After the workshop the group discusses the master plan for the weekend, and Johannes introduces the main areas for interactive installations, and all members of the group briefly introduce their ideas for the installations and performances they are working on. A joint technical plan and sketches of the various interactive architectures are being created. These installations will be "in session" all day Saturday and Sunday.

There is a film shoot on the roof top of the Eindicker, with Koala Yip performing the four sequences of a dance of the "Oracle."

Afterwards the lab members have an interface with visitors of the artists collective which created a project called "The Virtual Mine" two years ago at the mine "Gegenort" in Neunkirchen.

Near midnight Jeff Mann succeeds in establishing network connection between the Tower (Schacht 4) and the lab via wireless transmission from laptop to laptop (airport).

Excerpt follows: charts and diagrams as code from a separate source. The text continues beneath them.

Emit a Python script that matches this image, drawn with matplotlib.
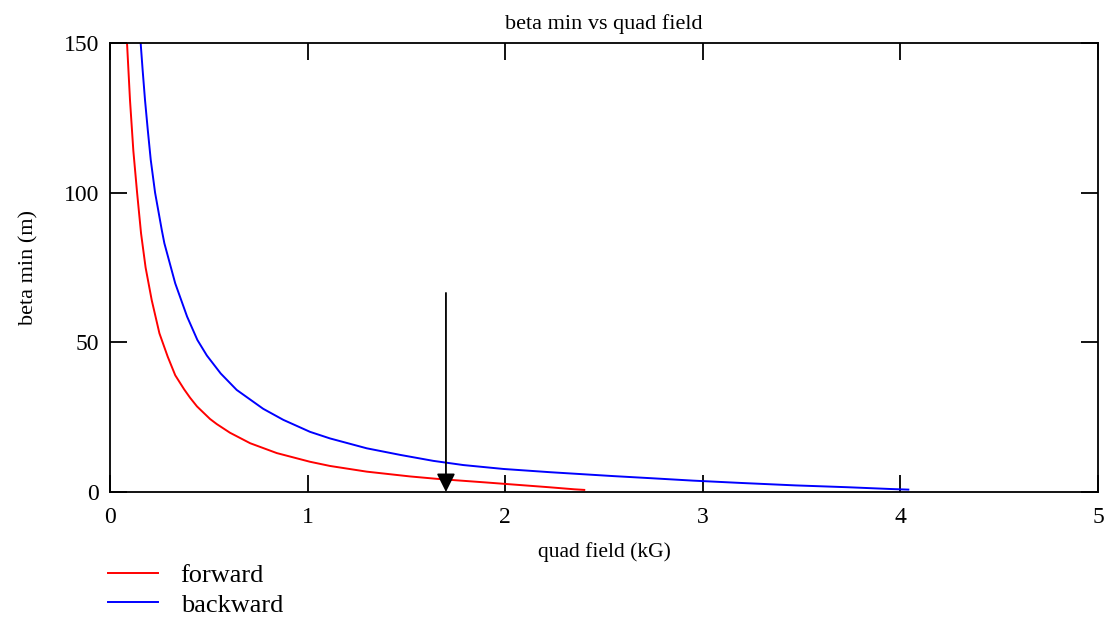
import numpy as np
import matplotlib
matplotlib.use('Agg')
import matplotlib.pyplot as plt

# values
fwd_field = [0.086, 0.101, 0.118, 0.137, 0.157, 0.180, 0.211, 0.250, 0.292, 0.330,
             0.375, 0.405, 0.440, 0.506, 0.540, 0.607, 0.709, 0.844, 1.012, 1.113,
             1.299, 1.518, 1.653, 1.754, 1.90, 2.06, 2.22, 2.35, 2.40]
fwd_beta = [150, 131, 114, 100, 86.4, 75.0, 64.1, 53.0, 45.2, 39.0,
            34.3, 31.5, 28.6, 24.4, 22.7, 19.8, 16.3, 13.0, 10.1, 8.7,
            6.8, 5.2, 4.4, 3.9, 3.2, 2.4, 1.6, 0.9, 0.7]

bwd_field = [0.155, 0.165, 0.177, 0.191, 0.206, 0.228, 0.262, 0.275, 0.330, 0.390,
             0.442, 0.490, 0.560, 0.641, 0.775, 0.877, 1.012, 1.113, 1.299,
             1.468, 1.636, 1.788, 1.99, 2.23, 2.55, 2.74, 2.95, 3.20, 3.47,
             3.73, 3.95, 4.04]
bwd_beta = [150, 141, 131, 121, 111, 100, 87.5, 83.1, 69.7, 58.6,
            50.8, 45.6, 39.6, 34.1, 27.8, 24.1, 20.1, 17.9, 14.6,
            12.4, 10.4, 9.0, 7.7, 6.6, 5.3, 4.6, 3.8, 3.0, 2.2,
            1.6, 1.0, 0.8]

marker_field = 1.70
marker_top = 66.5

x_ticks = [0, 1, 2, 3, 4, 5]
y_ticks = [0, 50, 100, 150]

plt.rcParams['font.family'] = ['Liberation Serif', 'DejaVu Serif']

fig = plt.figure(figsize=(11.08, 6.17), dpi=100)
ax = fig.add_axes([0.0993, 0.2026, 0.8917, 0.7277])

l1, = ax.plot(fwd_field, fwd_beta, color='red', lw=1.4)
l2, = ax.plot(bwd_field, bwd_beta, color='blue', lw=1.4)

# marker arrow at the working point
ax.annotate('', xy=(marker_field, 0), xytext=(marker_field, marker_top),
            arrowprops=dict(arrowstyle='-|>', color='black', lw=1.3,
                            mutation_scale=28, shrinkA=0, shrinkB=0))

ax.set_xlim(0, 5)
ax.set_ylim(0, 150)
ax.set_xticks(x_ticks)
ax.set_yticks(y_ticks)
ax.tick_params(direction='in', length=12, width=1.3, top=True, right=True,
               labelsize=17, pad=8)
ax.tick_params(axis='x', pad=11)
for s in ax.spines.values():
    s.set_linewidth(1.3)

ax.set_title('beta min vs quad field', fontsize=16, pad=10)
ax.set_xlabel('quad field (kG)', fontsize=15.5, labelpad=10)
ax.set_ylabel('beta min (m)', fontsize=16, labelpad=18)

fig.legend([l1, l2], ['forward', 'backward'], loc='upper left',
           bbox_to_anchor=(0.0975, 0.086), frameon=False, fontsize=19,
           handlelength=1.9, handletextpad=0.85, labelspacing=0.22,
           borderaxespad=0, borderpad=0)

fig.savefig('out.png', dpi=100)
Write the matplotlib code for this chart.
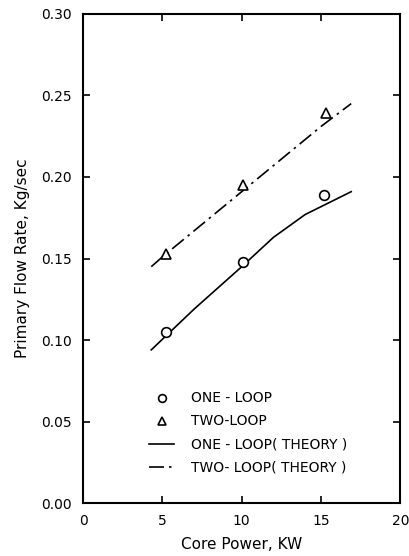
import matplotlib
matplotlib.use('Agg')
import matplotlib.pyplot as plt

# measured points
one_x = [5.2, 10.1, 15.2]
one_y = [0.105, 0.148, 0.189]
two_x = [5.2, 10.1, 15.3]
two_y = [0.153, 0.195, 0.239]

# theory curves
one_th_x = [4.3, 7.0, 10.0, 12.0, 14.0, 16.9]
one_th_y = [0.094, 0.119, 0.145, 0.163, 0.177, 0.191]
two_th_x = [4.3, 5.0, 10.0, 15.0, 16.9]
two_th_y = [0.145, 0.151, 0.191, 0.231, 0.245]

xticks = [0, 5, 10, 15, 20]
yticks = [0.00, 0.05, 0.10, 0.15, 0.20, 0.25, 0.30]

plt.rcParams['font.family'] = ['DejaVu Sans']
fig = plt.figure(figsize=(4.09, 5.56), dpi=100)
ax = fig.add_axes([0.203, 0.095, 0.776, 0.880])

ax.plot(one_x, one_y, 'o', mfc='white', mec='black', ms=7, mew=1.2,
        label='ONE - LOOP', zorder=3)
ax.plot(two_x, two_y, '^', mfc='white', mec='black', ms=7, mew=1.2,
        label='TWO-LOOP', zorder=3)
ax.plot(one_th_x, one_th_y, '-', color='black', lw=1.2,
        label='ONE - LOOP( THEORY )')
ax.plot(two_th_x, two_th_y, color='black', lw=1.2,
        linestyle=(0, (9, 3, 1.5, 3)), label='TWO- LOOP( THEORY )')

ax.set_xlim(0, 20)
ax.set_ylim(0, 0.30)
ax.set_xticks(xticks)
ax.set_yticks(yticks)
ax.set_yticklabels([f'{v:.2f}' for v in yticks])
ax.tick_params(direction='in', top=True, right=True, length=5, width=1.2,
               labelsize=10, pad=8)
for s in ax.spines.values():
    s.set_linewidth(1.5)

ax.set_xlabel('Core Power, KW', fontsize=11, labelpad=6)
ax.set_ylabel('Primary Flow Rate, Kg/sec', fontsize=11, labelpad=8)

ax.legend(loc='lower left', bbox_to_anchor=(0.17, 0.033), frameon=False,
          fontsize=10, handlelength=1.8, handletextpad=1.2, labelspacing=0.65,
          markerscale=0.8)

fig.savefig('out.png', dpi=100)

July 9 site visit by 8m2 class from the Quierschied High School, Johannes and lab members take the young students on a tour of the laboratory and introduce some of the work stations and the projects that are being developed. SR1 television station is present and films the interface with the local students. The students stay for two hours, and use their own cameras to make some recordings; we spent some time in the "Klangerzeigungsraum" to let them get a feeling for the interface with the sensors that Jim has prepared.